_STORED ROWS_.
________________________
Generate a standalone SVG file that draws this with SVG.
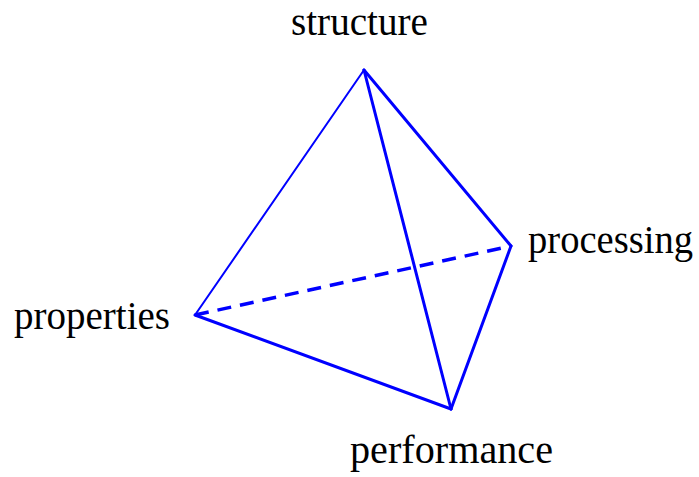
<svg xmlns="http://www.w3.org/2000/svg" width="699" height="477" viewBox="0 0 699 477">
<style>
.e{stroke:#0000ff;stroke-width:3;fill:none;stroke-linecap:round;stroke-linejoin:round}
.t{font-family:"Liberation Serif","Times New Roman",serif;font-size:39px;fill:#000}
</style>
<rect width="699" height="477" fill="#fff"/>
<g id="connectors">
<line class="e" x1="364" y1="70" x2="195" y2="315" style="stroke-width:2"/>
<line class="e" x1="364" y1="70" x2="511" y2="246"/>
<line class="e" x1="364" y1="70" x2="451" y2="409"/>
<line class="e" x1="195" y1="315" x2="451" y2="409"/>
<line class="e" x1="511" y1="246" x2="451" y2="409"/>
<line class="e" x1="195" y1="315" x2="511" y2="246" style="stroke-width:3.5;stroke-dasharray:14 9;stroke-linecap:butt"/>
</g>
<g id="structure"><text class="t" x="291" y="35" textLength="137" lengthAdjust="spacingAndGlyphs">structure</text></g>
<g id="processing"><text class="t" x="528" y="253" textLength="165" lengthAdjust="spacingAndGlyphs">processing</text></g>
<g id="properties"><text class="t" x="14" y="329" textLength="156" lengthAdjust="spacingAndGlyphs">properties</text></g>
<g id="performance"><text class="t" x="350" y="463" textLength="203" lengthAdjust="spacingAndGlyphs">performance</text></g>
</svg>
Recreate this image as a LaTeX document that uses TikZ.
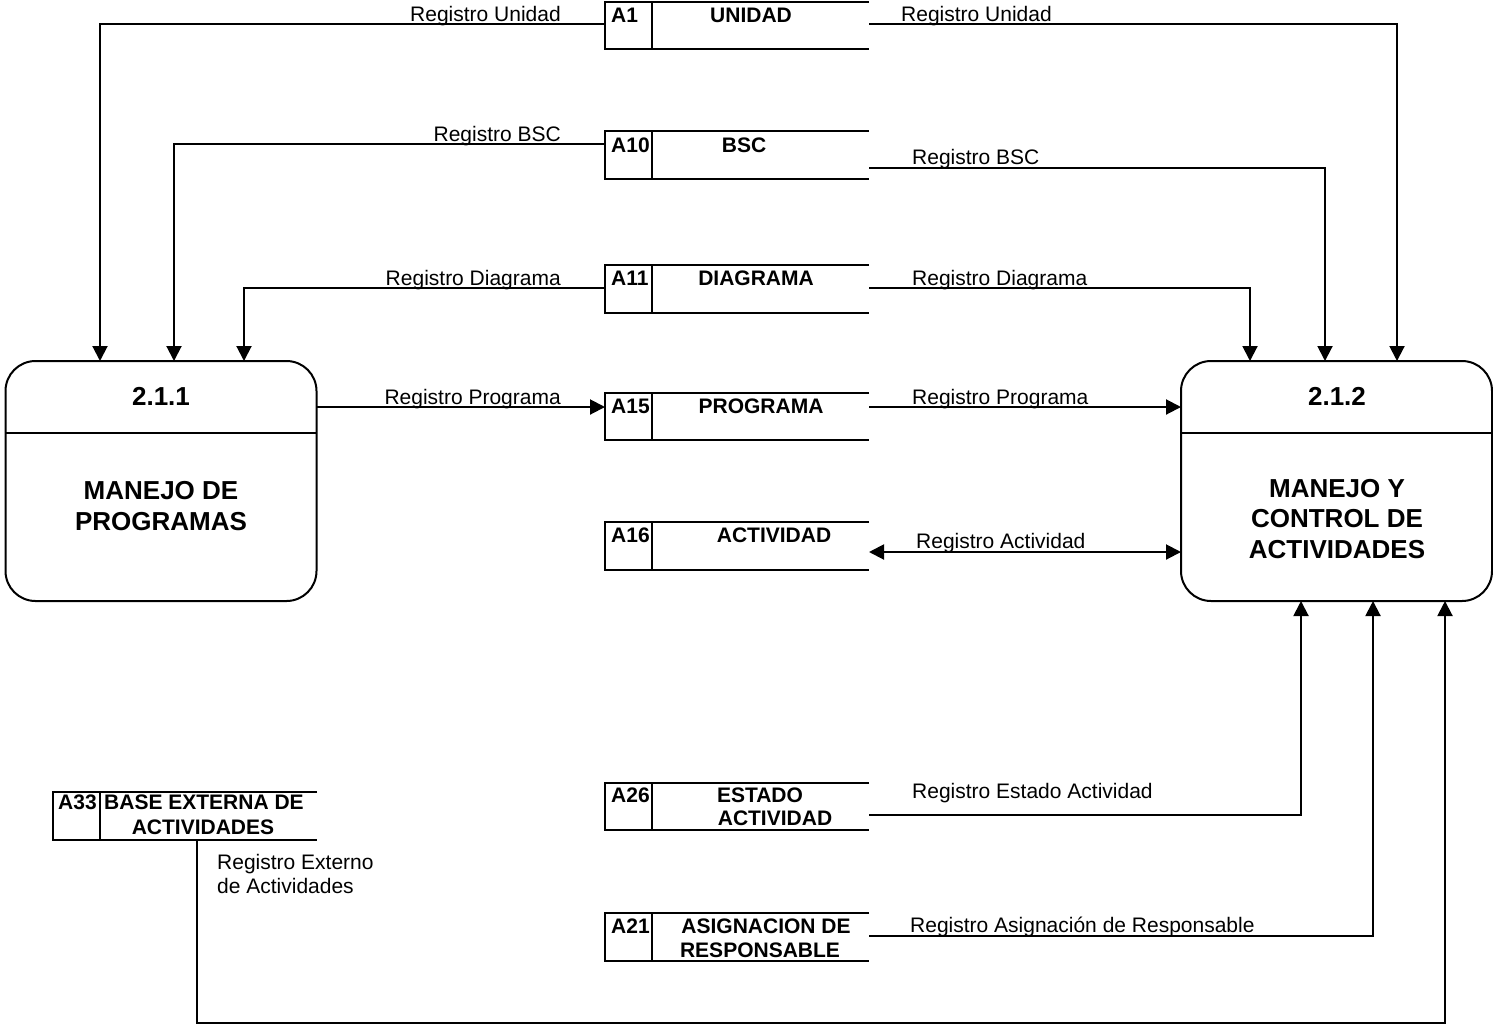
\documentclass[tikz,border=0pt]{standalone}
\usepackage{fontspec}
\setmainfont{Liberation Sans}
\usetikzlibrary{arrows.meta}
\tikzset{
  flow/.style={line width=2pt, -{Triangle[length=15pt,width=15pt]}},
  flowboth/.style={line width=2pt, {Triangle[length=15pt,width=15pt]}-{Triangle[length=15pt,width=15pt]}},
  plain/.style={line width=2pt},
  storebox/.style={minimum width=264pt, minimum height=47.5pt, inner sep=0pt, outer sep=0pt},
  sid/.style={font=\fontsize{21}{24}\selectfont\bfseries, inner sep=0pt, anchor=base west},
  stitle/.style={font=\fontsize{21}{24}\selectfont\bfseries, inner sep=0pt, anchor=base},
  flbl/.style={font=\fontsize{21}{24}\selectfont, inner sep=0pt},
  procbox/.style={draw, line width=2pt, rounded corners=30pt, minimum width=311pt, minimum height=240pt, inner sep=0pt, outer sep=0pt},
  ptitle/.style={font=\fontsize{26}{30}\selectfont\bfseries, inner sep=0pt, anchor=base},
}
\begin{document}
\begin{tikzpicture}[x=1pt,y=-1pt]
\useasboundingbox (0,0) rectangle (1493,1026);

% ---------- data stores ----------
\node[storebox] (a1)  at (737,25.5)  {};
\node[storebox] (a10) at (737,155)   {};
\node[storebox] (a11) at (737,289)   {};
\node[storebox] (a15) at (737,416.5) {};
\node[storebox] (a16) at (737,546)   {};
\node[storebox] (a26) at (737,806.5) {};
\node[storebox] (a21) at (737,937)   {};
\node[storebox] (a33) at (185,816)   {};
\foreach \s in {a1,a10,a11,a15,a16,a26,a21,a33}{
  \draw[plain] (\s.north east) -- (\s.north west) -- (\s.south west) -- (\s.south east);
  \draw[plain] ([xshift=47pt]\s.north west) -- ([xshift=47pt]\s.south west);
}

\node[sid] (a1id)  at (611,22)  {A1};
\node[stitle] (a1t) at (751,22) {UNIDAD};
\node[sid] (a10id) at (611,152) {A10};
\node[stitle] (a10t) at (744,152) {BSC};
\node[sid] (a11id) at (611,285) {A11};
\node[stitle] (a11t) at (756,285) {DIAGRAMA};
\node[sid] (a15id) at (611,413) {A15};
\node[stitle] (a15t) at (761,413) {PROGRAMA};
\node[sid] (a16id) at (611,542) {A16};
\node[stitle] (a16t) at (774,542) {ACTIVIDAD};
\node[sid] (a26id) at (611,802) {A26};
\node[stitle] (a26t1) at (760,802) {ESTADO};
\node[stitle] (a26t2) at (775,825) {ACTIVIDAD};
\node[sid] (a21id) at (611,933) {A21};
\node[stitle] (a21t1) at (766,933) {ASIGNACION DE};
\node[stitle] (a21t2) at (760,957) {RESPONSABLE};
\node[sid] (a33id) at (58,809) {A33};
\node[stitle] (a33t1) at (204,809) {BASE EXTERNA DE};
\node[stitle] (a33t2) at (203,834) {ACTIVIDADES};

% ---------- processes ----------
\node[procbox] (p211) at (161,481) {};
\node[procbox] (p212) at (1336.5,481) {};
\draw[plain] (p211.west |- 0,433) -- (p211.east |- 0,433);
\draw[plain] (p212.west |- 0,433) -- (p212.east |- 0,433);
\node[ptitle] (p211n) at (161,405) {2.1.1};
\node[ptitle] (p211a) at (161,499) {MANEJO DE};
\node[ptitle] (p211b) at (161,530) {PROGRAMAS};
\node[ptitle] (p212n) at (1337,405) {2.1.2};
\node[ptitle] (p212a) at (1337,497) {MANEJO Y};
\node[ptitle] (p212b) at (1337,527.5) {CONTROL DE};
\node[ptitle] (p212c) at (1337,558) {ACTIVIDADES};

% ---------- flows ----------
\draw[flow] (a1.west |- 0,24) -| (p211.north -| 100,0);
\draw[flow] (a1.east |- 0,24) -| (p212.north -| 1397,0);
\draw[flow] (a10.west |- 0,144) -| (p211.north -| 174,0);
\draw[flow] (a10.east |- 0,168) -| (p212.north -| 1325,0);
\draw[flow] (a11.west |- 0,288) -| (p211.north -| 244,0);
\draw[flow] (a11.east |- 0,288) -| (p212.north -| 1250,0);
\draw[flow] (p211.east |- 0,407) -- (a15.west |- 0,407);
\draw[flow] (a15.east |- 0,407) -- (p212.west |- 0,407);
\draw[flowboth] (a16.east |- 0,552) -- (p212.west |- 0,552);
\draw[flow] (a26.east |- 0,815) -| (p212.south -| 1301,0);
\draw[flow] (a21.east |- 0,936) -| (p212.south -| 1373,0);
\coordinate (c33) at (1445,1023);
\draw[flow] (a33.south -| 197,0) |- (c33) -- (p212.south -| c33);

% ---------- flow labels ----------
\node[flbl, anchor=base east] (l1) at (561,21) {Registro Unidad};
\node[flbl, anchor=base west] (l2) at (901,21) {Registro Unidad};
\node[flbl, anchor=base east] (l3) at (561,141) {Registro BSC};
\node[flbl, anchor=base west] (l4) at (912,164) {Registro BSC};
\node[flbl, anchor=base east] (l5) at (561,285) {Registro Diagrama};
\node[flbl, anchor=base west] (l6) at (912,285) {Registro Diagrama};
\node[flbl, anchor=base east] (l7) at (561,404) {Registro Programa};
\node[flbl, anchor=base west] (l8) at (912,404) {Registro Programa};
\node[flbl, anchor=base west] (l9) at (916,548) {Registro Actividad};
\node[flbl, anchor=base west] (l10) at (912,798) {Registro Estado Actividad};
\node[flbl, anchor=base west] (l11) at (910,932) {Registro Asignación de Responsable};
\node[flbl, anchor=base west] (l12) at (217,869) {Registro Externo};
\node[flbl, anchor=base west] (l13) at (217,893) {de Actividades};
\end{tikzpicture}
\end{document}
________________________
_WHAT YOU NEED TO DO_.
From the entries above, output every line exactly and omit any image.

_SOLUTION TO THE PROBLEM_.
Generate a standalone SVG file that draws this with SVG.
<svg xmlns="http://www.w3.org/2000/svg" width="699" height="477" viewBox="0 0 699 477">
<style>
.e{stroke:#0000ff;stroke-width:3;fill:none;stroke-linecap:round;stroke-linejoin:round}
.t{font-family:"Liberation Serif","Times New Roman",serif;font-size:39px;fill:#000}
</style>
<rect width="699" height="477" fill="#fff"/>
<g id="connectors">
<line class="e" x1="364" y1="70" x2="195" y2="315" style="stroke-width:2"/>
<line class="e" x1="364" y1="70" x2="511" y2="246"/>
<line class="e" x1="364" y1="70" x2="451" y2="409"/>
<line class="e" x1="195" y1="315" x2="451" y2="409"/>
<line class="e" x1="511" y1="246" x2="451" y2="409"/>
<line class="e" x1="195" y1="315" x2="511" y2="246" style="stroke-width:3.5;stroke-dasharray:14 9;stroke-linecap:butt"/>
</g>
<g id="structure"><text class="t" x="291" y="35" textLength="137" lengthAdjust="spacingAndGlyphs">structure</text></g>
<g id="processing"><text class="t" x="528" y="253" textLength="165" lengthAdjust="spacingAndGlyphs">processing</text></g>
<g id="properties"><text class="t" x="14" y="329" textLength="156" lengthAdjust="spacingAndGlyphs">properties</text></g>
<g id="performance"><text class="t" x="350" y="463" textLength="203" lengthAdjust="spacingAndGlyphs">performance</text></g>
</svg>
Recreate this image as a LaTeX document that uses TikZ.
\documentclass[tikz,border=0pt]{standalone}
\usepackage{fontspec}
\setmainfont{Liberation Sans}
\usetikzlibrary{arrows.meta}
\tikzset{
  flow/.style={line width=2pt, -{Triangle[length=15pt,width=15pt]}},
  flowboth/.style={line width=2pt, {Triangle[length=15pt,width=15pt]}-{Triangle[length=15pt,width=15pt]}},
  plain/.style={line width=2pt},
  storebox/.style={minimum width=264pt, minimum height=47.5pt, inner sep=0pt, outer sep=0pt},
  sid/.style={font=\fontsize{21}{24}\selectfont\bfseries, inner sep=0pt, anchor=base west},
  stitle/.style={font=\fontsize{21}{24}\selectfont\bfseries, inner sep=0pt, anchor=base},
  flbl/.style={font=\fontsize{21}{24}\selectfont, inner sep=0pt},
  procbox/.style={draw, line width=2pt, rounded corners=30pt, minimum width=311pt, minimum height=240pt, inner sep=0pt, outer sep=0pt},
  ptitle/.style={font=\fontsize{26}{30}\selectfont\bfseries, inner sep=0pt, anchor=base},
}
\begin{document}
\begin{tikzpicture}[x=1pt,y=-1pt]
\useasboundingbox (0,0) rectangle (1493,1026);

% ---------- data stores ----------
\node[storebox] (a1)  at (737,25.5)  {};
\node[storebox] (a10) at (737,155)   {};
\node[storebox] (a11) at (737,289)   {};
\node[storebox] (a15) at (737,416.5) {};
\node[storebox] (a16) at (737,546)   {};
\node[storebox] (a26) at (737,806.5) {};
\node[storebox] (a21) at (737,937)   {};
\node[storebox] (a33) at (185,816)   {};
\foreach \s in {a1,a10,a11,a15,a16,a26,a21,a33}{
  \draw[plain] (\s.north east) -- (\s.north west) -- (\s.south west) -- (\s.south east);
  \draw[plain] ([xshift=47pt]\s.north west) -- ([xshift=47pt]\s.south west);
}

\node[sid] (a1id)  at (611,22)  {A1};
\node[stitle] (a1t) at (751,22) {UNIDAD};
\node[sid] (a10id) at (611,152) {A10};
\node[stitle] (a10t) at (744,152) {BSC};
\node[sid] (a11id) at (611,285) {A11};
\node[stitle] (a11t) at (756,285) {DIAGRAMA};
\node[sid] (a15id) at (611,413) {A15};
\node[stitle] (a15t) at (761,413) {PROGRAMA};
\node[sid] (a16id) at (611,542) {A16};
\node[stitle] (a16t) at (774,542) {ACTIVIDAD};
\node[sid] (a26id) at (611,802) {A26};
\node[stitle] (a26t1) at (760,802) {ESTADO};
\node[stitle] (a26t2) at (775,825) {ACTIVIDAD};
\node[sid] (a21id) at (611,933) {A21};
\node[stitle] (a21t1) at (766,933) {ASIGNACION DE};
\node[stitle] (a21t2) at (760,957) {RESPONSABLE};
\node[sid] (a33id) at (58,809) {A33};
\node[stitle] (a33t1) at (204,809) {BASE EXTERNA DE};
\node[stitle] (a33t2) at (203,834) {ACTIVIDADES};

% ---------- processes ----------
\node[procbox] (p211) at (161,481) {};
\node[procbox] (p212) at (1336.5,481) {};
\draw[plain] (p211.west |- 0,433) -- (p211.east |- 0,433);
\draw[plain] (p212.west |- 0,433) -- (p212.east |- 0,433);
\node[ptitle] (p211n) at (161,405) {2.1.1};
\node[ptitle] (p211a) at (161,499) {MANEJO DE};
\node[ptitle] (p211b) at (161,530) {PROGRAMAS};
\node[ptitle] (p212n) at (1337,405) {2.1.2};
\node[ptitle] (p212a) at (1337,497) {MANEJO Y};
\node[ptitle] (p212b) at (1337,527.5) {CONTROL DE};
\node[ptitle] (p212c) at (1337,558) {ACTIVIDADES};

% ---------- flows ----------
\draw[flow] (a1.west |- 0,24) -| (p211.north -| 100,0);
\draw[flow] (a1.east |- 0,24) -| (p212.north -| 1397,0);
\draw[flow] (a10.west |- 0,144) -| (p211.north -| 174,0);
\draw[flow] (a10.east |- 0,168) -| (p212.north -| 1325,0);
\draw[flow] (a11.west |- 0,288) -| (p211.north -| 244,0);
\draw[flow] (a11.east |- 0,288) -| (p212.north -| 1250,0);
\draw[flow] (p211.east |- 0,407) -- (a15.west |- 0,407);
\draw[flow] (a15.east |- 0,407) -- (p212.west |- 0,407);
\draw[flowboth] (a16.east |- 0,552) -- (p212.west |- 0,552);
\draw[flow] (a26.east |- 0,815) -| (p212.south -| 1301,0);
\draw[flow] (a21.east |- 0,936) -| (p212.south -| 1373,0);
\coordinate (c33) at (1445,1023);
\draw[flow] (a33.south -| 197,0) |- (c33) -- (p212.south -| c33);

% ---------- flow labels ----------
\node[flbl, anchor=base east] (l1) at (561,21) {Registro Unidad};
\node[flbl, anchor=base west] (l2) at (901,21) {Registro Unidad};
\node[flbl, anchor=base east] (l3) at (561,141) {Registro BSC};
\node[flbl, anchor=base west] (l4) at (912,164) {Registro BSC};
\node[flbl, anchor=base east] (l5) at (561,285) {Registro Diagrama};
\node[flbl, anchor=base west] (l6) at (912,285) {Registro Diagrama};
\node[flbl, anchor=base east] (l7) at (561,404) {Registro Programa};
\node[flbl, anchor=base west] (l8) at (912,404) {Registro Programa};
\node[flbl, anchor=base west] (l9) at (916,548) {Registro Actividad};
\node[flbl, anchor=base west] (l10) at (912,798) {Registro Estado Actividad};
\node[flbl, anchor=base west] (l11) at (910,932) {Registro Asignación de Responsable};
\node[flbl, anchor=base west] (l12) at (217,869) {Registro Externo};
\node[flbl, anchor=base west] (l13) at (217,893) {de Actividades};
\end{tikzpicture}
\end{document}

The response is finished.